Blue Monday, written by Dave Bartholomew after a painful 1950 club stand with Domino in a blizzard in Missouri, where he afterwards witnessed Kansas City's Blue Monday nightclub performances. The favorite song of Domino, Bartholomew, and Lew Chudd, Fats played it in the movie 'The Girl Can't Help It.' Everyone from Buddy Holly to Bob Seger and Fleetwood Mac recorded this workingman's anthem, which also influenced #1 hits like Staggerlee, The Wanderer, and That'll Be The Day musically.

Fats wrote I'm Walkin' without Bartholomew, performing it on piano at Lew Chudd's house in the fall of 1956. The great parade rhythms of Domino, drummer Earl Palmer, bassist Frank Fields, and guitarist Papoose Nelson, as well as Herbert Hardesty's fine solos, add immeasurably to thrill of this scintillating rocker, which also kicked off Ricky Nelson's career. It has been recorded by both jazz and country greats, including Ella Fitzgerald, Count Basie, and Hank Williams, Jr.

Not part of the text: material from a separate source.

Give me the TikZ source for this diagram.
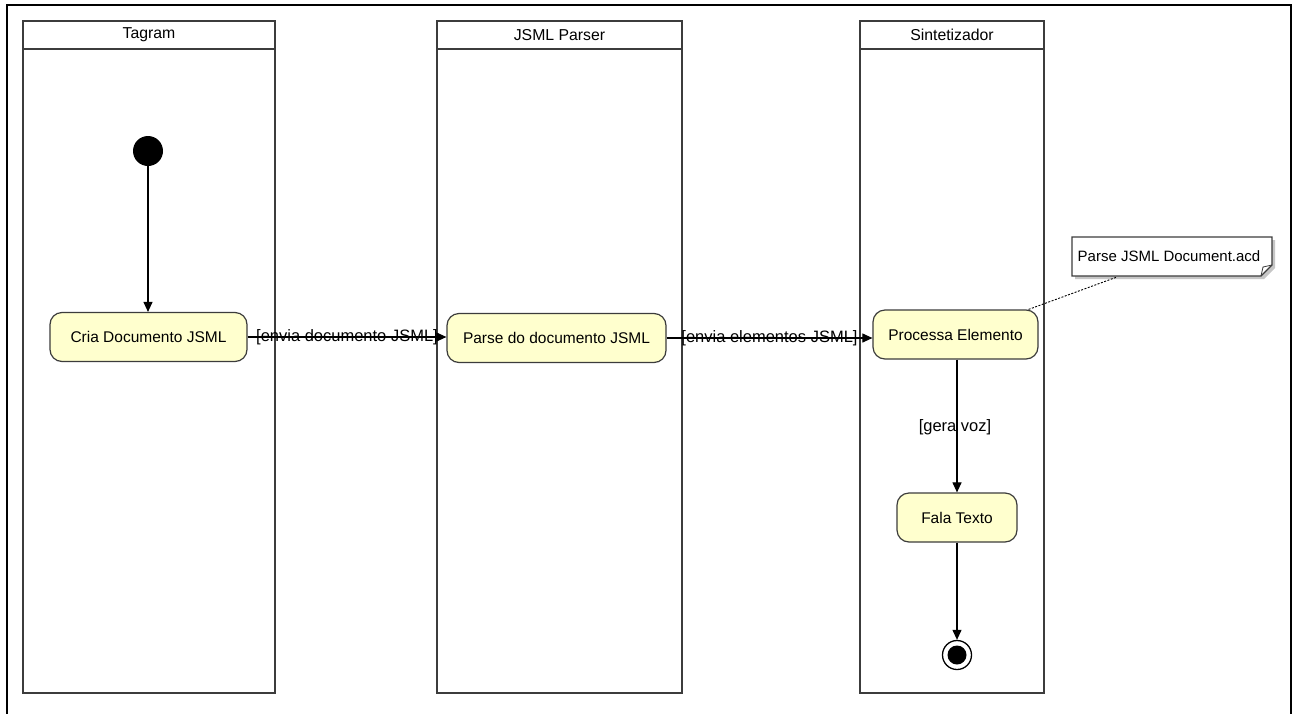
\documentclass[tikz,border=0pt]{standalone}
\usepackage{fontspec}
\setmainfont{Liberation Sans}
\usetikzlibrary{arrows.meta}
\definecolor{actfill}{RGB}{255,255,206}
\definecolor{lanegray}{RGB}{60,60,60}
\tikzset{
  lane/.style={draw=lanegray, line width=1.2pt},
  lanetitle/.style={font=\fontsize{15.8}{18}\selectfont, anchor=center},
  activity/.style={draw=lanegray, line width=1.2pt, fill=actfill, rounded corners=12pt,
    minimum height=49pt, inner sep=0pt, font=\fontsize{15.5}{18}\selectfont},
  flow/.style={draw=black, line width=1.1pt, -{Triangle[length=10pt,width=9pt]}},
  guard/.style={font=\fontsize{16.5}{19}\selectfont, inner sep=0pt},
  notebox/.style={font=\fontsize{15}{17}\selectfont},
}
\begin{document}
\begin{tikzpicture}[x=1pt,y=-1pt]
\useasboundingbox (0,0) rectangle (1299,713);
\fill[white] (0,0) rectangle (1299,713);
% outer frame
\draw[line width=2.6pt] (7,720) -- (7,5) -- (1291,5) -- (1291,720);

% swimlanes
\draw[lane] (23,21) rectangle (275,693);
\draw[lane] (23,49) -- (275,49);
\node[lanetitle] (t1) at (149,35) {Tagram};
\draw[lane] (437,21) rectangle (682,693);
\draw[lane] (437,49) -- (682,49);
\node[lanetitle] (t2) at (559.5,35) {JSML Parser};
\draw[lane] (860,21) rectangle (1044,693);
\draw[lane] (860,49) -- (1044,49);
\node[lanetitle] (t3) at (952,35) {Sintetizador};

% initial and final states
\node[circle, fill=black, minimum size=30pt, inner sep=0pt] (start) at (148,151) {};
\node[circle, draw=black, line width=1.3pt, minimum size=29pt, inner sep=0pt, fill=white] (final) at (957,655) {};
\node[circle, fill=black, minimum size=19pt, inner sep=0pt] (finaldot) at (957,655) {};

% activities
\node[activity, minimum width=197pt] (cria) at (148.5,337) {Cria Documento JSML};
\node[activity, minimum width=219pt] (parse) at (556.5,338) {Parse do documento JSML};
\node[activity, minimum width=165pt] (proc) at (955.5,334.5) {Processa Elemento};
\node[activity, minimum width=120pt] (fala) at (957,517.5) {Fala Texto};

% control flows
\draw[flow] (start) -- (cria.north -| start);
\draw[flow] (cria.east) -- (parse.west |- cria.east)
  node[guard, midway] {[envia documento JSML]};
\draw[flow] (parse.east) -- (proc.west |- parse.east)
  node[guard, midway] {[envia elementos JSML]};
\draw[flow] (proc.south -| fala) -- (fala.north);
\node[guard] (gv) at (955,427) {[gera voz]};
\draw[flow] (fala.south) -- (final.north);

% note with folded corner and its shadow
\fill[gray!45] (1075,240) -- (1275,240) -- (1275,268) -- (1264,279) -- (1075,279) -- cycle;
\draw[lanegray, line width=1.1pt, fill=white] (1072,237) -- (1272,237) -- (1272,265) -- (1261,276) -- (1072,276) -- cycle;
\draw[lanegray, line width=0.8pt] (1261,276) -- (1263,267) -- (1272,265);
\node[notebox] (note) at (1169,256) {Parse JSML Document.acd};
\coordinate (noteanchor) at (1117,277);
\draw[black, line width=0.9pt, dash pattern=on 2pt off 1.5pt] (proc.north east) ++(-10pt,0) coordinate (pa) (pa) -- (noteanchor);
\end{tikzpicture}
\end{document}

In 1957 Fats recorded a number of more pop-oriented hits, which were solid, though not quite as monumental as earlier hits. It's You I Love (b-side of Valley Of Tears) and Wait And See (from the 1957 movie 'Jamboree!') had solid grooves, unlike The Big Beat, the title song of a 1958 movie that belied its name with an annoying tinny piano. Its b-side, I Want You To Know, however, was a haunting minor-key song that impressed both Buddy Holly & Crickets and the Everly Brothers when Fats performed it on the late 1957 Alan Freed New York Paramount shows that he headlined over them. Both Sonny Curtis and Jerry Allison (who still plays it) recall Holly's love of the song, while the Everlys later recorded it.